*What to produce*. Begin at the first line and end at the line containing "d3.scaleBand().domain([0, 1]).range([0, x.bandwidth()]);". Extract exactly those lines.

*Data entries*.
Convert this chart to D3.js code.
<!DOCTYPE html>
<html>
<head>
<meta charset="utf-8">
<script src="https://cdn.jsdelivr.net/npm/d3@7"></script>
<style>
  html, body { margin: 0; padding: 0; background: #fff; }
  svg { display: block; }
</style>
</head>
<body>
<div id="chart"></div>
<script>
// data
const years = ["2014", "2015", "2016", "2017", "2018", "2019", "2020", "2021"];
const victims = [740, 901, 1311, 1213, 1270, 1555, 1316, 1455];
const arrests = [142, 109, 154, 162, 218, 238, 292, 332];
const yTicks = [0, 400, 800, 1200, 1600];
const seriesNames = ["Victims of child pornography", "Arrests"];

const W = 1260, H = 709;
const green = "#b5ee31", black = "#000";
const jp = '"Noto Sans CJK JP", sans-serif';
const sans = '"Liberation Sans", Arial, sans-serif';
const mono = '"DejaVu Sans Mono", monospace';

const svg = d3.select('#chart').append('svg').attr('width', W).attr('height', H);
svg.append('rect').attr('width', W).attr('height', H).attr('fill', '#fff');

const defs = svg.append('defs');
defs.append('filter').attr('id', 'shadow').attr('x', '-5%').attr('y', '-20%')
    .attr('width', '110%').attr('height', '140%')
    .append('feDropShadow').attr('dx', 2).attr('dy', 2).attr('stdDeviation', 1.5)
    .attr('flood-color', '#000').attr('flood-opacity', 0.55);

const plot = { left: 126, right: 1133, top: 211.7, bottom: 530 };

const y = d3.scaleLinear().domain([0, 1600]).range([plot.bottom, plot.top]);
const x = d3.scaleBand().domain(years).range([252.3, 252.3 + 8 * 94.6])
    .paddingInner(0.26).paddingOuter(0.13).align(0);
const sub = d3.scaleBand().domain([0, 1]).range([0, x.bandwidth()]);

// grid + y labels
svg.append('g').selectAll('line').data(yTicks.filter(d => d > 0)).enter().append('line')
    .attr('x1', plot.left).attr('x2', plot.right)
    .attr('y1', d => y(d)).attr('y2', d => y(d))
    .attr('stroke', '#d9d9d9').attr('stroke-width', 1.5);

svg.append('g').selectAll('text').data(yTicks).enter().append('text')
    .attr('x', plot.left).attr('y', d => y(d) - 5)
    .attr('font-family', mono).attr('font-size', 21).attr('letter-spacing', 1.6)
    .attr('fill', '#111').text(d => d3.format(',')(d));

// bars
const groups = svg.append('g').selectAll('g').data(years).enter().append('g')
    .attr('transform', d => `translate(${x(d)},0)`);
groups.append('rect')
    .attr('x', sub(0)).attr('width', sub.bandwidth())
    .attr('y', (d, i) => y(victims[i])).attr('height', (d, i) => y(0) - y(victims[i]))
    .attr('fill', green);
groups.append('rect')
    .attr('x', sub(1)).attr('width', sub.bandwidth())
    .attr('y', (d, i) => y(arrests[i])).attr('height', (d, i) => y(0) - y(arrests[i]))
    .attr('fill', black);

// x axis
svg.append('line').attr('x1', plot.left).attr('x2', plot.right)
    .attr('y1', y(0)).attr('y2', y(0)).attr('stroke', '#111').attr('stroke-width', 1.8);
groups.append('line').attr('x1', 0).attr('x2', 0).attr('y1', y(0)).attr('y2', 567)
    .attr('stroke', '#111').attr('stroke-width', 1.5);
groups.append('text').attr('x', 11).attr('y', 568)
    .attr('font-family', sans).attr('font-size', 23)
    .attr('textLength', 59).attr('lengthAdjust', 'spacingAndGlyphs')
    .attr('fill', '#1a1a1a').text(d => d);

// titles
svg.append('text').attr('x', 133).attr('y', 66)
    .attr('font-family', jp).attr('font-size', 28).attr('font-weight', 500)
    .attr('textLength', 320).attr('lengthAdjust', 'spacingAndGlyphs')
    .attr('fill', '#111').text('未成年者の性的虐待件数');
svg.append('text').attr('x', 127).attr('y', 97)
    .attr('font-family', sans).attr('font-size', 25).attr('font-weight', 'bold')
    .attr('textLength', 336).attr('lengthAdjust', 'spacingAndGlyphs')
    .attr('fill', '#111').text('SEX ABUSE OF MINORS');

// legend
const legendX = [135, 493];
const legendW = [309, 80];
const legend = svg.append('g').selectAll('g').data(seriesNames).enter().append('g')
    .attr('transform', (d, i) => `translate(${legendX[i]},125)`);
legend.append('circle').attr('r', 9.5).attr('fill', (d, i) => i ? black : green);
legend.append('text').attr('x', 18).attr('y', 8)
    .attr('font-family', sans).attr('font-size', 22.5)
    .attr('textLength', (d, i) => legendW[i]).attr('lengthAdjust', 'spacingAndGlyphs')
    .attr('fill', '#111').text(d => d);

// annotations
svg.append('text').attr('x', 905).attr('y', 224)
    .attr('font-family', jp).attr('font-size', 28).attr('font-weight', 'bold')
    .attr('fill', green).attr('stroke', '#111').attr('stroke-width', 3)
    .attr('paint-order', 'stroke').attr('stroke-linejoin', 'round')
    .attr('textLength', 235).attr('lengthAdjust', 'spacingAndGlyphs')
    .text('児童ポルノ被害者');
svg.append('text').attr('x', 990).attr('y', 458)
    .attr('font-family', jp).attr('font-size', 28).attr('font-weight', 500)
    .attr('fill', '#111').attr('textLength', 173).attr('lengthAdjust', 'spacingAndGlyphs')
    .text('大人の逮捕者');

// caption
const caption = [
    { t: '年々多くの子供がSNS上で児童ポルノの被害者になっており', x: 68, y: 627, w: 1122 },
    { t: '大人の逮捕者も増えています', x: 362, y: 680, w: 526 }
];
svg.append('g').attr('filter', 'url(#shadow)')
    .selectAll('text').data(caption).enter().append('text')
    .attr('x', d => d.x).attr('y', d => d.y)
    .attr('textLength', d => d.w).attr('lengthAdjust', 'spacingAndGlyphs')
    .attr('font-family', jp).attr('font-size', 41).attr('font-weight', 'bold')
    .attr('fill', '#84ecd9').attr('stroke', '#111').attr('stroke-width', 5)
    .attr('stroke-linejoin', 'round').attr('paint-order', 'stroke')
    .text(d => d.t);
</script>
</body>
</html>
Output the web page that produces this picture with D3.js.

*Written response*.
Convert this chart to D3.js code.
<!DOCTYPE html>
<html>
<head>
<meta charset="utf-8">
<script src="https://cdn.jsdelivr.net/npm/d3@7"></script>
<style>
  html, body { margin: 0; padding: 0; background: #fff; }
  svg { display: block; }
</style>
</head>
<body>
<div id="chart"></div>
<script>
// data
const years = ["2014", "2015", "2016", "2017", "2018", "2019", "2020", "2021"];
const victims = [740, 901, 1311, 1213, 1270, 1555, 1316, 1455];
const arrests = [142, 109, 154, 162, 218, 238, 292, 332];
const yTicks = [0, 400, 800, 1200, 1600];
const seriesNames = ["Victims of child pornography", "Arrests"];

const W = 1260, H = 709;
const green = "#b5ee31", black = "#000";
const jp = '"Noto Sans CJK JP", sans-serif';
const sans = '"Liberation Sans", Arial, sans-serif';
const mono = '"DejaVu Sans Mono", monospace';

const svg = d3.select('#chart').append('svg').attr('width', W).attr('height', H);
svg.append('rect').attr('width', W).attr('height', H).attr('fill', '#fff');

const defs = svg.append('defs');
defs.append('filter').attr('id', 'shadow').attr('x', '-5%').attr('y', '-20%')
    .attr('width', '110%').attr('height', '140%')
    .append('feDropShadow').attr('dx', 2).attr('dy', 2).attr('stdDeviation', 1.5)
    .attr('flood-color', '#000').attr('flood-opacity', 0.55);

const plot = { left: 126, right: 1133, top: 211.7, bottom: 530 };

const y = d3.scaleLinear().domain([0, 1600]).range([plot.bottom, plot.top]);
const x = d3.scaleBand().domain(years).range([252.3, 252.3 + 8 * 94.6])
    .paddingInner(0.26).paddingOuter(0.13).align(0);
const sub = d3.scaleBand().domain([0, 1]).range([0, x.bandwidth()]);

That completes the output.